Elati (Ελάτη), formerly known as Tyrna (Τύρνα), is a village in the regional unit of Trikala, Greece. It lies at the south part of the Pindos mountain chain, 32 km from Trikala city.

==History==
According to tradition, Elati was settled a few years after the Fall of Constantinople to the Ottoman Empire. The present location of the village is fairly new. Before 1943, the village was located more westerly, near the river. In 1943, the village was burned down in by the German Army during the German occupation of Greece. Along the driveway from Trikala to Elati is the Porta Panagia church, built in 1283 in the village of Pyli. The arched bridge over the Portaikos river was built in 1514 by Saint Bessarion II of Larissa.

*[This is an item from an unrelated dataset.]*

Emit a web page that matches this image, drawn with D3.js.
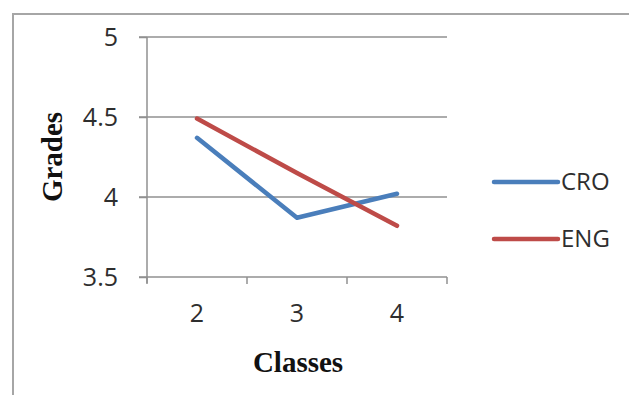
<!DOCTYPE html>
<html><head><meta charset="utf-8">
<script src="https://cdn.jsdelivr.net/npm/d3@7"></script>
<style>body{margin:0;background:#fff}svg{display:block}</style>
</head><body>
<svg id="c" width="629" height="395"></svg>
<script>
const classes = ["2", "3", "4"];
const croGrades = [4.37, 3.87, 4.02];
const engGrades = [4.49, 4.15, 3.82];
const yTicks = [3.5, 4, 4.5, 5];
const seriesNames = ["CRO", "ENG"];
const seriesColors = ["#4a7ebb", "#be4b48"];

const svg = d3.select("#c");
const x = d3.scaleBand().domain(classes).range([147, 447]);
const y = d3.scaleLinear().domain([3.5, 5]).range([277, 37]);

// outer frame (clipped at right and bottom)
svg.append("rect").attr("x", 13).attr("y", 14).attr("width", 700).attr("height", 500)
  .attr("fill", "none").attr("stroke", "#a6a6a6").attr("stroke-width", 2);

// gridlines
svg.append("g").selectAll("line").data(yTicks.filter(d => d > 3.5)).join("line")
  .attr("x1", 139).attr("x2", 447).attr("y1", d => y(d)).attr("y2", d => y(d))
  .attr("stroke", "#909090").attr("stroke-width", 1.5);

// y axis
const yAxis = d3.axisLeft(y).tickValues(yTicks).tickSize(8).tickPadding(21).tickFormat(d3.format("~g"));
const gy = svg.append("g").attr("transform", "translate(147,0)").call(yAxis);
gy.select(".domain").attr("stroke", "#909090").attr("stroke-width", 1.5).attr("d", "M0,37V283");
gy.selectAll(".tick line").attr("stroke", "#909090").attr("stroke-width", 1.5);
gy.selectAll("text").attr("font-family", "Open Sans").attr("font-size", 25).attr("fill", "#2e2e2e");

// x axis
const xAxis = d3.axisBottom(x).tickSize(0).tickPadding(27);
const gx = svg.append("g").attr("transform", "translate(0,277)").call(xAxis);
gx.select(".domain").attr("stroke", "#909090").attr("stroke-width", 1.5).attr("d", "M139,0H447");
gx.selectAll("text").attr("font-family", "Open Sans").attr("font-size", 25).attr("fill", "#2e2e2e");
// x tick marks at band boundaries
const bounds = [147].concat(classes.map(c => x(c) + x.bandwidth()));
svg.append("g").selectAll("line").data(bounds).join("line")
  .attr("x1", d => d).attr("x2", d => d).attr("y1", 277).attr("y2", 284)
  .attr("stroke", "#909090").attr("stroke-width", 1.5);

// lines
const line = d3.line().x((d, i) => x(classes[i]) + x.bandwidth() / 2).y(d => y(d));
[croGrades, engGrades].forEach((s, i) => {
  svg.append("path").datum(s).attr("d", line).attr("fill", "none")
    .attr("stroke", seriesColors[i]).attr("stroke-width", 4.5)
    .attr("stroke-linejoin", "round").attr("stroke-linecap", "round");
});

// axis titles
svg.append("text").attr("x", 298).attr("y", 372).attr("text-anchor", "middle")
  .attr("font-family", "Liberation Serif").attr("font-weight", "bold").attr("font-size", 29)
  .attr("fill", "#111").text("Classes");
svg.append("text").attr("transform", "translate(62,157) rotate(-90)").attr("text-anchor", "middle")
  .attr("font-family", "Liberation Serif").attr("font-weight", "bold").attr("font-size", 29)
  .attr("fill", "#111").text("Grades");

// legend
const lg = svg.append("g");
seriesNames.forEach((n, i) => {
  const yy = 182 + i * 57;
  lg.append("line").attr("x1", 494).attr("x2", 558).attr("y1", yy).attr("y2", yy)
    .attr("stroke", seriesColors[i]).attr("stroke-width", 4.5).attr("stroke-linecap", "round");
  lg.append("text").attr("x", 561).attr("y", yy).attr("dy", "0.35em")
    .attr("font-family", "Open Sans").attr("font-size", 24).attr("fill", "#2e2e2e").text(n);
});
</script>
</body></html>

In the area there are many monasteries. Monasteries still in operation are the Gouras Monastery, and Agiou Vissarionos Monastery, both located near Pyli. The rest of the monasteries are deserted, but they can be located near the villages of Neraidochori, Pyrra, Desi, and Gardiki.

==Tourism==
Visitors to Elati can enjoy many sporting or other activities. During the winter, a small ski center, located in 7 km outside the village on the way to Pertouli, is operational. There is also a stamina-ski course. During spring and summer, there are many paths for a walking tour in the forest with springs and meadows, and also long roads in the forest to be traveled by car, motorcycle, mountain bicycle even on horseback. At a quarter of an hour from the village on Kokkinos Braxos location, are three climbing stages. Below the highest peak, Koziaka, there is the Xatzipetros's shelter which can provide accommodation for 20 people.

==Wildlife==
In the area's rivers, there is fishing and swimming in the cold and crystal-clear water. A large variety of wild animals exist in the forest, such as: pheasants, partridges, woodcocks, hares, roes, bears, and wolves. The area's flora varies greatly.